-- Start Source data --

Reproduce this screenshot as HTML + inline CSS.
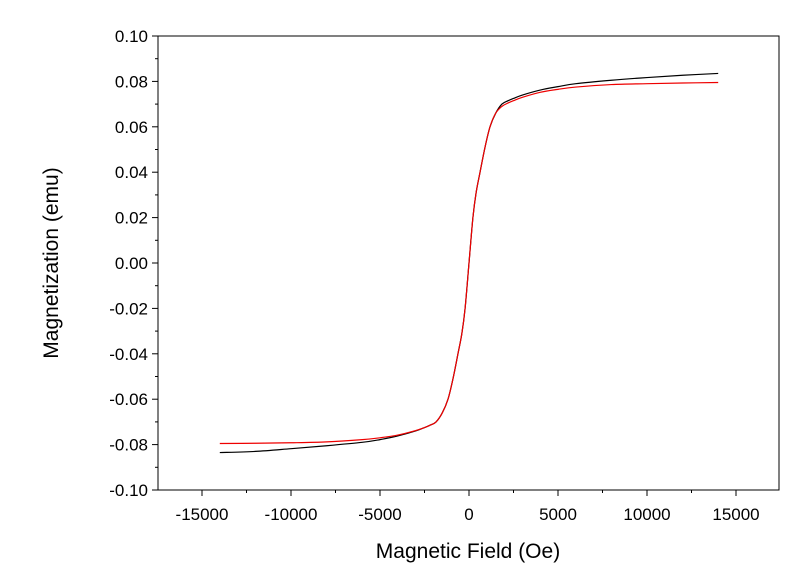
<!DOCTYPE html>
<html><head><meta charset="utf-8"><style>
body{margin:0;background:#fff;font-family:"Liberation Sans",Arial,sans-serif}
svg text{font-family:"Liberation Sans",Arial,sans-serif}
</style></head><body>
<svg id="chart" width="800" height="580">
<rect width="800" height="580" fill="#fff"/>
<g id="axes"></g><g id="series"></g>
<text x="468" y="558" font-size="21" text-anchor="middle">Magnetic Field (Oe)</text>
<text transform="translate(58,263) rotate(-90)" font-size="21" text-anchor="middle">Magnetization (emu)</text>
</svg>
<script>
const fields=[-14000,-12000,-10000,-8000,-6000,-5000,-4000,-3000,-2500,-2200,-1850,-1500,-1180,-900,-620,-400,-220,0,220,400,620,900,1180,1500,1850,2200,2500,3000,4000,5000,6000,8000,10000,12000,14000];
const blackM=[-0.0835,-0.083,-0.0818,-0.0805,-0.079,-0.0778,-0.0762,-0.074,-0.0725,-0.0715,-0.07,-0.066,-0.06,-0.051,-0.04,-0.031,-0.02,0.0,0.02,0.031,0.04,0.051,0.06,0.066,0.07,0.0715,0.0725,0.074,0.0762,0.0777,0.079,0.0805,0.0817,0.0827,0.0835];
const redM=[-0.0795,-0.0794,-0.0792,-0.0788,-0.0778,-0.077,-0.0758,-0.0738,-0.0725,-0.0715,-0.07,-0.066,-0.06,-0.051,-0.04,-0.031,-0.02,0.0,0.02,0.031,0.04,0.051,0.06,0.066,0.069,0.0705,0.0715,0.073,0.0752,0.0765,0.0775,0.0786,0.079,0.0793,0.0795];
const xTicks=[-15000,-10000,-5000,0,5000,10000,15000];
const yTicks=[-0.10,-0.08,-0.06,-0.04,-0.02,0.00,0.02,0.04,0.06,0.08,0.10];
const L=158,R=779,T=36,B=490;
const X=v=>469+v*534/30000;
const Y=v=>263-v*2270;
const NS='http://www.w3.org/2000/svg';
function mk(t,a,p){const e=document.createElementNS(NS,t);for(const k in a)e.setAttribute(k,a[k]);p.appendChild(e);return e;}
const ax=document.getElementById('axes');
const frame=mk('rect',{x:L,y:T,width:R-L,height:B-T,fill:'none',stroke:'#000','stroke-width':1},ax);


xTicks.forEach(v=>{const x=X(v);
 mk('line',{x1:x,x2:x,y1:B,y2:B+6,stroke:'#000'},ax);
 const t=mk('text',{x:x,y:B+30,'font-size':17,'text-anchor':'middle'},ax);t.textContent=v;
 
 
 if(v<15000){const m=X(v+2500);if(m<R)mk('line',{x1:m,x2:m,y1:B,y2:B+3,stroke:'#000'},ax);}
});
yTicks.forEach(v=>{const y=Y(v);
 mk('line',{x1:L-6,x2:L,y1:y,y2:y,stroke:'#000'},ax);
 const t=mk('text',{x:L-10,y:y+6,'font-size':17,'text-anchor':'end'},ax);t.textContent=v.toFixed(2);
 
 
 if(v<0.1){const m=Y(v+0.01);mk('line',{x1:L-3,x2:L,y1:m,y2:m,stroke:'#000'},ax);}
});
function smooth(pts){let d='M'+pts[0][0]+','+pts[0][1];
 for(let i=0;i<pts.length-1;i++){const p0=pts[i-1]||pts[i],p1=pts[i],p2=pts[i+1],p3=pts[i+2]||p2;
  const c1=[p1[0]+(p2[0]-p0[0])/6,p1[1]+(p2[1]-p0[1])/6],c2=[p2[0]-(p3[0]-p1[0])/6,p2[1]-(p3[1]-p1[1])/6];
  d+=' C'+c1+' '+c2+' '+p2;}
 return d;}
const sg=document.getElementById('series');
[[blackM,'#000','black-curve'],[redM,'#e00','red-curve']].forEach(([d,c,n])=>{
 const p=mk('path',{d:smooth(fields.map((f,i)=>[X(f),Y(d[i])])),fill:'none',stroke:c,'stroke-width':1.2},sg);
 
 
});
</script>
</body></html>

-- End Source data --

> [Written instruction]:
Omit the pictures and output all of the other material exactly.

> [Written response]:
Reproduce this screenshot as HTML + inline CSS.
<!DOCTYPE html>
<html><head><meta charset="utf-8"><style>
body{margin:0;background:#fff;font-family:"Liberation Sans",Arial,sans-serif}
svg text{font-family:"Liberation Sans",Arial,sans-serif}
</style></head><body>
<svg id="chart" width="800" height="580">
<rect width="800" height="580" fill="#fff"/>
<g id="axes"></g><g id="series"></g>
<text x="468" y="558" font-size="21" text-anchor="middle">Magnetic Field (Oe)</text>
<text transform="translate(58,263) rotate(-90)" font-size="21" text-anchor="middle">Magnetization (emu)</text>
</svg>
<script>
const fields=[-14000,-12000,-10000,-8000,-6000,-5000,-4000,-3000,-2500,-2200,-1850,-1500,-1180,-900,-620,-400,-220,0,220,400,620,900,1180,1500,1850,2200,2500,3000,4000,5000,6000,8000,10000,12000,14000];
const blackM=[-0.0835,-0.083,-0.0818,-0.0805,-0.079,-0.0778,-0.0762,-0.074,-0.0725,-0.0715,-0.07,-0.066,-0.06,-0.051,-0.04,-0.031,-0.02,0.0,0.02,0.031,0.04,0.051,0.06,0.066,0.07,0.0715,0.0725,0.074,0.0762,0.0777,0.079,0.0805,0.0817,0.0827,0.0835];
const redM=[-0.0795,-0.0794,-0.0792,-0.0788,-0.0778,-0.077,-0.0758,-0.0738,-0.0725,-0.0715,-0.07,-0.066,-0.06,-0.051,-0.04,-0.031,-0.02,0.0,0.02,0.031,0.04,0.051,0.06,0.066,0.069,0.0705,0.0715,0.073,0.0752,0.0765,0.0775,0.0786,0.079,0.0793,0.0795];
const xTicks=[-15000,-10000,-5000,0,5000,10000,15000];
const yTicks=[-0.10,-0.08,-0.06,-0.04,-0.02,0.00,0.02,0.04,0.06,0.08,0.10];
const L=158,R=779,T=36,B=490;
const X=v=>469+v*534/30000;
const Y=v=>263-v*2270;
const NS='http://www.w3.org/2000/svg';
function mk(t,a,p){const e=document.createElementNS(NS,t);for(const k in a)e.setAttribute(k,a[k]);p.appendChild(e);return e;}
const ax=document.getElementById('axes');
const frame=mk('rect',{x:L,y:T,width:R-L,height:B-T,fill:'none',stroke:'#000','stroke-width':1},ax);


xTicks.forEach(v=>{const x=X(v);
 mk('line',{x1:x,x2:x,y1:B,y2:B+6,stroke:'#000'},ax);
 const t=mk('text',{x:x,y:B+30,'font-size':17,'text-anchor':'middle'},ax);t.textContent=v;
 
 
 if(v<15000){const m=X(v+2500);if(m<R)mk('line',{x1:m,x2:m,y1:B,y2:B+3,stroke:'#000'},ax);}
});
yTicks.forEach(v=>{const y=Y(v);
 mk('line',{x1:L-6,x2:L,y1:y,y2:y,stroke:'#000'},ax);
 const t=mk('text',{x:L-10,y:y+6,'font-size':17,'text-anchor':'end'},ax);t.textContent=v.toFixed(2);
 
 
 if(v<0.1){const m=Y(v+0.01);mk('line',{x1:L-3,x2:L,y1:m,y2:m,stroke:'#000'},ax);}
});
function smooth(pts){let d='M'+pts[0][0]+','+pts[0][1];
 for(let i=0;i<pts.length-1;i++){const p0=pts[i-1]||pts[i],p1=pts[i],p2=pts[i+1],p3=pts[i+2]||p2;
  const c1=[p1[0]+(p2[0]-p0[0])/6,p1[1]+(p2[1]-p0[1])/6],c2=[p2[0]-(p3[0]-p1[0])/6,p2[1]-(p3[1]-p1[1])/6];
  d+=' C'+c1+' '+c2+' '+p2;}
 return d;}
const sg=document.getElementById('series');
[[blackM,'#000','black-curve'],[redM,'#e00','red-curve']].forEach(([d,c,n])=>{
 const p=mk('path',{d:smooth(fields.map((f,i)=>[X(f),Y(d[i])])),fill:'none',stroke:c,'stroke-width':1.2},sg);
 
 
});
</script>
</body></html>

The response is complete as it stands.